Han pasado los largos años, y los tiempos han cambiado. La vida ha ido perdiendo, al menos a primera vista, su inmediatez mágica, su radical carácter sobrenatural. Parece que lo prosaico se va imponiendo, como una marea aparentemente imparable, que arrasa a su paso modos de vivir la existencia mirando hacia arriba —al Cielo— y hacia adentro —a la propia alma—. La desaparición de las tertulias en pequeños y tranquilos cafés es uno de tantos síntomas de la pérdida del tempo lento con que aquellos hombres vivían sus existencias, de un modo más pleno, más ancestral. La ausencia de grupos reunidos en torno a temas de conversación e interés comunes, de calado intelectual más o menos profundo, ha quedado rubricada por la proliferación de los nuevos lugares de reunión. En la mayoría de ellos las voces quedan ahogadas por una música que ha devenido ruido ensordecedor, confusión, aturdimiento voluntario. Imposible encontrar en tales lugares paz y sosiego para la conversación y el intercambio enriquecedor.
Por eso, es en este contexto cultural —quizá por contraste— donde autores como Tolkien y Lewis aportan su luz propia. Ellos alumbraron mundos imaginarios que son el de todos los días, transfigurado por la mirada amable y esperanzada de quienes están convencidos de que «no todo lo que es oro reluce» —como escribió Tolkien de Aragorn—, de que hay en la realidad más de lo que aparece a los ojos —Frodo o Sam son dos buenos ejemplos, como lo es Gandalf— y que, por eso mismo, hay que educar la mirada, para que el ser humano aprenda a descubrir la esencia que esconden las apariencias, la Magia de la vida y la verdad inscritas en el alma de cada mujer, de cada hombre. Pues, no en vano, saber mirar implica saber amar. En ese proceso, que dura tanto como la vida misma, cada persona sigue buscando su propio rostro, los ojos que le permitan descubrir quién es en verdad, como sucedía en el mito de Psique —por cierto, y no es casualidad, una historia recontada por Lewis en su obra Till We Have Faces (existe versión española: Mientras no tengamos rostro, publicada por Rialp).

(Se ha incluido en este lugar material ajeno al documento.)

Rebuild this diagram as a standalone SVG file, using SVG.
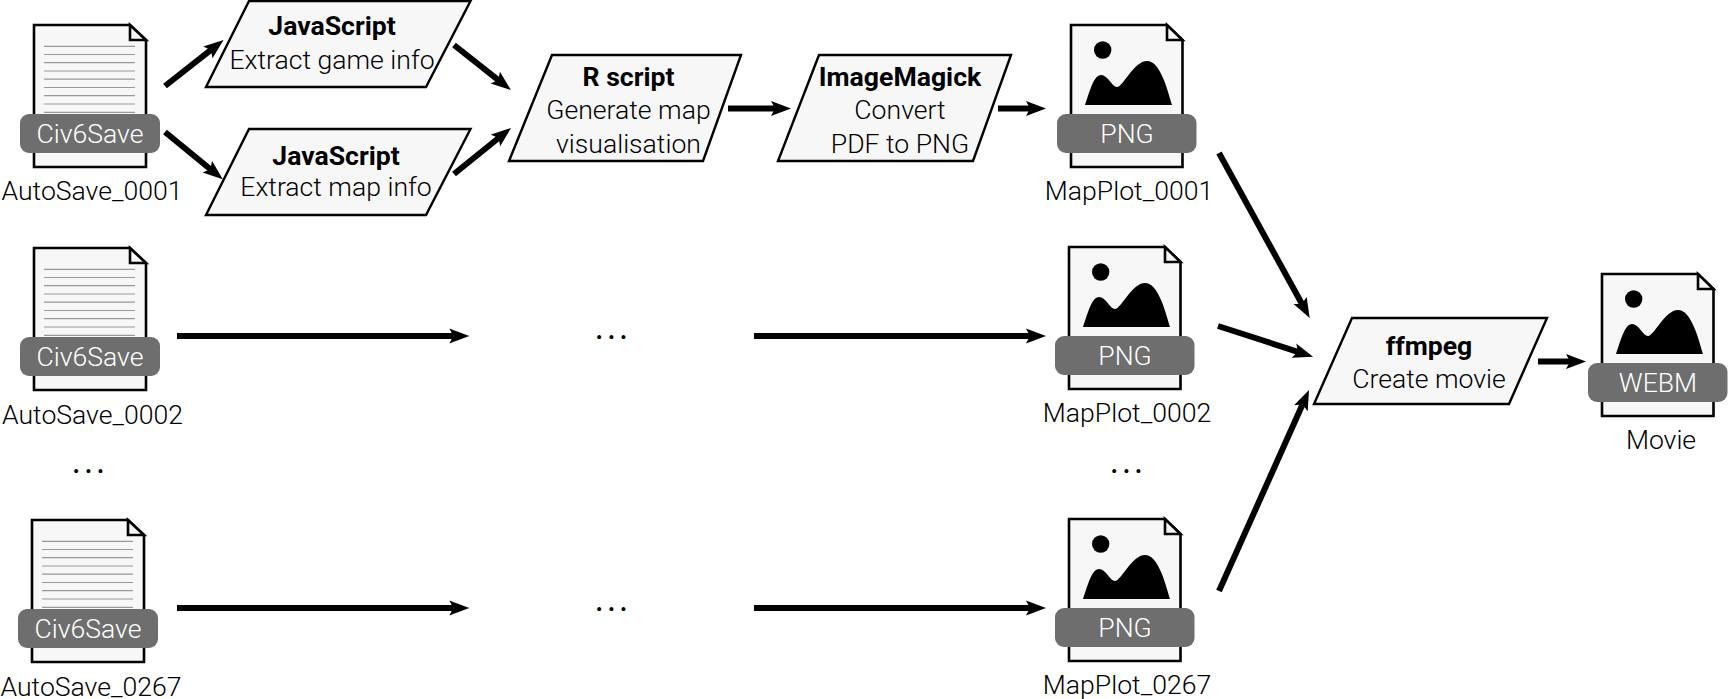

La invención imaginativa traía consigo, para los Inklings, el redescubrimiento de otros mundos que pudiesen arrojar luz sobre éste, que llamamos real. Los relatos devenían, así, hallazgos (del latín invenire, “encontrar, hallar”), nuevos territorios para el conocimiento —para el auto-conocimiento, en primer lugar—. Y de ese modo la metáfora, la radical capacidad de las palabras para designar la realidad que se nos presenta, en expresión de Mardones, “grávida de ambigüedad y polisemia”, convertía la poesía en medio no sólo de goce estético, sino en vehículo de epistéme , de conocimiento. Inventar mundos coherentes implicaba para los Inklings un aumento en la ciencia de este cosmos, y de cada individuo dentro de él. Existir en ellos a través de la lectura suponía llegar a ser más plenamente uno mismo; nada que ver con escapismos o evasiones infantiles en busca de Nunca Jamás. Los buenos relatos eran, para aquellos sabios de mentes perspicaces, vehículos de evasión, recuperación y consuelo, tal y como explica Tolkien en su ensayo Sobre los cuentos de hadas al hablar de los fines primordiales de cualquier buena historia.